I acknowledge that people longing to be saved from an oppressive government is not the same as a temper-tantrum over what a performer is wearing. But I see similarities in how we can be angry when what we expected of a person did not happen the way we thought it should. That sense of betrayal gives rise to anger. That anger makes you want to lash out. I can understand how the crowd went from “hosanna in the highest” to “crucify him.” That does not mean I excuse the backlash. It was wrong. I admit, I was wrong in the way I behaved.
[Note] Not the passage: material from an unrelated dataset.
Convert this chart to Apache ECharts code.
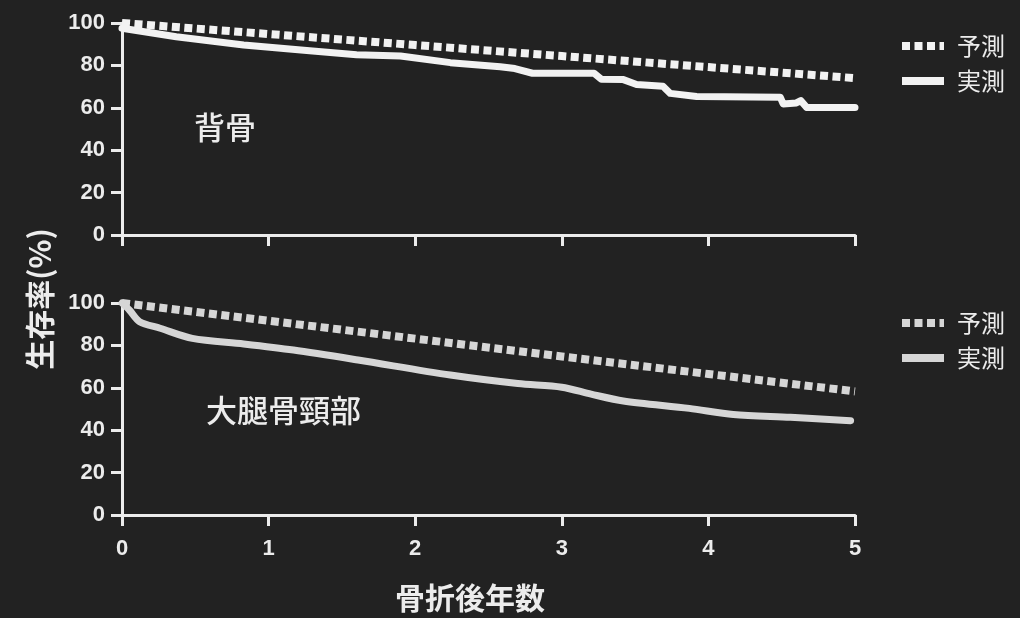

So, what would have made my painful concert experience different? I wish I had studied the beatitudes before I had gone to the concert. I have spent years learning to live the mindset of being blessed. I am still in awe of the image of kneeling before God, and God kneeling before me so that we can be in a relationship. Jesus taught people then and Jesus is still teaching people to be poor in spirit (which means humble); to mourn (which means to fully experience sorrow that comes from loss); to be meek (which means to control your power); to hunger and thirst for righteousness (which means to desire it continuously); to be merciful, to be pure in heart (which means to hold fast to integrity); to be peacemakers; to endure the persecution that comes from acting in a righteous way, and to hold fast to the way of Jesus even when others try to harm you for doing so.
Cultivating these character traits takes persistence. It is a life-long endeavor to be blessed. Learning to let go of self-centeredness and become Christ-centered. Learning how to be part of something bigger than yourself. Learning to obey God.
Spiritual pursuits are what allow us to share in Palm Sunday with a different perspective than that crowd 2,000 years ago. We recognize that God provided a spiritual salvation from the bondage of sin, bought at great cost to the Lord Jesus. Pastor Brad points out, “there is a cost for living into the kingdom of God. There is a cost to seeking to bring [the kingdom of God] to everything we see and do. The cost of Jesus was his life.”
Jesus knew that the Palm Sunday adoration of the crowd would be short-lived. From Palm Sunday we move on to Maundy Thursday, when Jesus reveals a new commandment to the disciples to “Love one another as I have loved you.” The day Jesus washes the feet of his disciples. The day of the last supper. The day of betrayal by Judas.
Then we move on to Good Friday, when we commemorate the crucifixion of Jesus and his death at Calvary. Holy Week culminates in Easter. The day of the resurrection. The blessed results of that salvation extended into eternity.
I invite you to participate, in-person or on-line, in the events of Holy Week. Your understanding will become deeper as this story builds to an amazing climax. Thanks be to God.